So dire is the navy’s fund shortfall that the defence ministry has been putting off sanctioning a second indigenous aircraft carrier (IAC-2), which will cost more than Rs 75,000 crore, including the cost of its aircraft. There is similar vacillation in green-lighting Project 75-I, which involves spending Rs 45,000 crore on six conventional submarines with air-independent propulsion. There is the continuing liability of some Rs 90,000 crore on six nuclear-propelled submarines armed with nuclear-tipped missiles (SSBNs), of which only two have been completed. While such programmes are paid for over at least a decade, they would still require the navy to pay over Rs 20,000 crore from its capital budget each year. The SSN project would load another Rs 10,000 crore of annual liability on the navy. Sanctioning these four projects will require the navy to more than double its capital budget, which stands at Rs 25,656 crore for this financial year. The current budget is already stretched in paying for the 50 warships currently under construction, and for another 41 ships and 61 helicopters that are sanctioned in principle and likely to be contracted. Major capability upgrades such as IAC-2, Project 75-I, SSBNs and SSNs require significantly higher allocations, but those are not realistically forthcoming, given the sharp economic slowdown and the fact that defence modernisation already accounts for more than one-third of the central government’s overall capital budget.

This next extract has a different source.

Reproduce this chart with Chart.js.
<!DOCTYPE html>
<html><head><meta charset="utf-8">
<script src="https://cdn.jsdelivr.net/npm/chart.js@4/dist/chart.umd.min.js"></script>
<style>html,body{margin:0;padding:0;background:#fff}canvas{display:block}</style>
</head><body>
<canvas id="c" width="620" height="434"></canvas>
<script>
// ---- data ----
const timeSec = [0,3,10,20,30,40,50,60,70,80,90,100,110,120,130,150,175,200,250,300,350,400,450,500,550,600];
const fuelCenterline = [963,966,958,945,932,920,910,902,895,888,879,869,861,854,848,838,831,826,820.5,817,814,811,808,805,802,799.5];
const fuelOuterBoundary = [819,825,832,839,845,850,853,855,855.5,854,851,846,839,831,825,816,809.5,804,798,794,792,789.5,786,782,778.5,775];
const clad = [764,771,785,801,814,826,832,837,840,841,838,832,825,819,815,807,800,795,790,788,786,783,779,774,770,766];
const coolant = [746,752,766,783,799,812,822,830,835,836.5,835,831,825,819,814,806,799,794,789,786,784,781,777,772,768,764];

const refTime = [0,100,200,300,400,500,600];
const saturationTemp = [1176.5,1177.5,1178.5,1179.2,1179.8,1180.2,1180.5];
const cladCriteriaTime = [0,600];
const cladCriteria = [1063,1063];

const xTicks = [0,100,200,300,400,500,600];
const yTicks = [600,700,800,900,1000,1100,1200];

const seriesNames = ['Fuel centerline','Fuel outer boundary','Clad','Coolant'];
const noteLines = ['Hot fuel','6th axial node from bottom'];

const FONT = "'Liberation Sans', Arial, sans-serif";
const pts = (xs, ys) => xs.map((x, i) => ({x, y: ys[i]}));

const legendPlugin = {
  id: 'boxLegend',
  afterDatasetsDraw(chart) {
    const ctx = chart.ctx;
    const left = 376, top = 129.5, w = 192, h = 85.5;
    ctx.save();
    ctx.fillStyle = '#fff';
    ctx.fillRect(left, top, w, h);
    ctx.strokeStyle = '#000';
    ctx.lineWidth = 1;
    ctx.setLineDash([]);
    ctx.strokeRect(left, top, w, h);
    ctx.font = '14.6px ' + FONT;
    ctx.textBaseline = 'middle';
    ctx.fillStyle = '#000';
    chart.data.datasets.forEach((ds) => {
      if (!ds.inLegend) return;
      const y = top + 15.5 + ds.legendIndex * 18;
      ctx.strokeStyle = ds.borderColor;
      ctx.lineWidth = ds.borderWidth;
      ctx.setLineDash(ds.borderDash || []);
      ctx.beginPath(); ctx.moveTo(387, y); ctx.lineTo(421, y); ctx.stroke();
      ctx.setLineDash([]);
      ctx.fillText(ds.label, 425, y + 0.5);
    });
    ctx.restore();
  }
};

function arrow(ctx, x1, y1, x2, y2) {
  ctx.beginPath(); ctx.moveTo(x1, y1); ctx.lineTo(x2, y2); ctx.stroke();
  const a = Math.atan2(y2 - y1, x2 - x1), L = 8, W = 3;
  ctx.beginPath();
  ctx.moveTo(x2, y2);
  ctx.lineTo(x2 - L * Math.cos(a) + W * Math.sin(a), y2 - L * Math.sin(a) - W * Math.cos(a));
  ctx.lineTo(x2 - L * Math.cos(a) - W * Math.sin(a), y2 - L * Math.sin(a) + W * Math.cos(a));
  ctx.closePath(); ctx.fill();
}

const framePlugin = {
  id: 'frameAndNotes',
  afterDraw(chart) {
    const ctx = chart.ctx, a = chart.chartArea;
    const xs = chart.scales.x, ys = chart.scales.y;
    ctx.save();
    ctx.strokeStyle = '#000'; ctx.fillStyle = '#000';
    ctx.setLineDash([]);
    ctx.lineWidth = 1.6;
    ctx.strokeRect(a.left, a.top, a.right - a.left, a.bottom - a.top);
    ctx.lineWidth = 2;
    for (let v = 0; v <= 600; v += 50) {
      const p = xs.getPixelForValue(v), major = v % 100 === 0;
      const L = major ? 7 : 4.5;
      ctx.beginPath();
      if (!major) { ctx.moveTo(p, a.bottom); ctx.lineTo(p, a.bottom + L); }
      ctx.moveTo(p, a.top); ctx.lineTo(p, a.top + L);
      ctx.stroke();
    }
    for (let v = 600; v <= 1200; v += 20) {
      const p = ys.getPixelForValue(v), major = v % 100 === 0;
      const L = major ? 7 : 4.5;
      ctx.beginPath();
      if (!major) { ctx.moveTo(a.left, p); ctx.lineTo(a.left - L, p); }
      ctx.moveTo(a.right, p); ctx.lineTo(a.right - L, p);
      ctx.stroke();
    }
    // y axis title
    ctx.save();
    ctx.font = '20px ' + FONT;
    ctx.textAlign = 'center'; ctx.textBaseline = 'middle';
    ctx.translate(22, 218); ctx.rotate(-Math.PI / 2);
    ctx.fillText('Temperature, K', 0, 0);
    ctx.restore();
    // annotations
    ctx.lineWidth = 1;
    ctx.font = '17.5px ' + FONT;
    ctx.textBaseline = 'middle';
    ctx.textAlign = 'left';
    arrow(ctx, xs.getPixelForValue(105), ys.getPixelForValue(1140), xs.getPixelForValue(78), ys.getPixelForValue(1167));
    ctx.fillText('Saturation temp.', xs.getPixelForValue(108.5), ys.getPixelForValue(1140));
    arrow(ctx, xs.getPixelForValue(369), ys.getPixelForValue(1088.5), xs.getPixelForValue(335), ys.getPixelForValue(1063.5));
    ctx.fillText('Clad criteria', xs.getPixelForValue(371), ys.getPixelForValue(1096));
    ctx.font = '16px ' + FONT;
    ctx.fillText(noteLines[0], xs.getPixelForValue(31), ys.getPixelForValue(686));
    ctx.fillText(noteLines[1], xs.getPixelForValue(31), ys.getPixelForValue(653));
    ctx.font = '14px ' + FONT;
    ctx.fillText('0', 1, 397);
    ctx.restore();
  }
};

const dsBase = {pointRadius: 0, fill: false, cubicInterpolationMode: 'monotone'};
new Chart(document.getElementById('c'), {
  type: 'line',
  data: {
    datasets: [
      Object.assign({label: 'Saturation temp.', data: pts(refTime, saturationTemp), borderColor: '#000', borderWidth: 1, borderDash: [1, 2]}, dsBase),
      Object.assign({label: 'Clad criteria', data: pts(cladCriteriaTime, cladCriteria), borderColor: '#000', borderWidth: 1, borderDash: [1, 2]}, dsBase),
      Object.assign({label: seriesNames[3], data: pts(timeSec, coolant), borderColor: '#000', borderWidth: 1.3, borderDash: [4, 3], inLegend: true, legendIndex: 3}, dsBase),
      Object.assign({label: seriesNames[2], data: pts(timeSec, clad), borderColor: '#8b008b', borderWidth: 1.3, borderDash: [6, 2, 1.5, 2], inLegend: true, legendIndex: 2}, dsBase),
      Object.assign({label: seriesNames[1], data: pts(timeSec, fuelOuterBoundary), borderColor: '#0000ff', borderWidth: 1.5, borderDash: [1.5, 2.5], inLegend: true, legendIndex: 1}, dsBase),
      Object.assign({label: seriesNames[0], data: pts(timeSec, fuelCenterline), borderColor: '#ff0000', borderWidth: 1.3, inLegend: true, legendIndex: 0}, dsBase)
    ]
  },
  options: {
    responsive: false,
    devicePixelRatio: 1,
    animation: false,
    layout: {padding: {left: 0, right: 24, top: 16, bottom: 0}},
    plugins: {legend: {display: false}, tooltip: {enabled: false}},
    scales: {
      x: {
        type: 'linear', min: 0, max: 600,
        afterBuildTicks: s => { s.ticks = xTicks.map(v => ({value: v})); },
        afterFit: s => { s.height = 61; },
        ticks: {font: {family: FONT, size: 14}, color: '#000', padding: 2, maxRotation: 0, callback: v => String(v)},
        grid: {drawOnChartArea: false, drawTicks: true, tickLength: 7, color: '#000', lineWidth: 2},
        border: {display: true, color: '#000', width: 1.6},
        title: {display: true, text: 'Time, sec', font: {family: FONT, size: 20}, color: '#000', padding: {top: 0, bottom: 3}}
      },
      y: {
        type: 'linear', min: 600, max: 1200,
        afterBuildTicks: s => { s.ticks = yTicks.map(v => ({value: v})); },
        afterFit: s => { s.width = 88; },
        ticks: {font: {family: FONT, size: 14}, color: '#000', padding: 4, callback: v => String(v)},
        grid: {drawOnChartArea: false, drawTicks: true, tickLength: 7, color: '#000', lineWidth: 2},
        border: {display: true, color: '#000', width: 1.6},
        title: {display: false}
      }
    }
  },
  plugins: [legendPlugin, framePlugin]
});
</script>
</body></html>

Until the economic climate changes, the military, including the navy, will need to heed then prime minister Manmohan Singh’s November 2013 exhortation to “cut our coat according to our cloth.” The navy is already taking in its belt with the decision to overhaul its aging submarines — 12 of its 15 conventional submarines have already served more than a quarter century — so as to keep them in service for another decade. Steps must also be taken to fill capability gaps in other warships, such as the shortfall in torpedoes and active sonar systems. And the clear and evident shortfall of specialist ships like minesweepers and anti-submarine vessels must be filled on priority. The navy chief has already underlined the need to focus on maximising warship capabilities instead of bemoaning the shortage of numbers. In modern warfare, better maritime domain awareness through satellites and aerial reconnaissance aircraft translates into battle-winning operational advantages. Similarly, improved networking and command systems, along with more lethal on-board weaponry, allow fewer warships to deliver greater battlefield effects.
Finally, India must tighten its international maritime partnerships in fulfilling the role of being the primary “net security provider” in the Indian Ocean. Currently, the navy is overstretched with continuous anti-piracy patrols, mission-based deployments from West Asia to the Strait of Malacca and joint exercises with every major world navy. Given the magnitude of these tasks, India should harness its diplomatic goodwill to share the burden.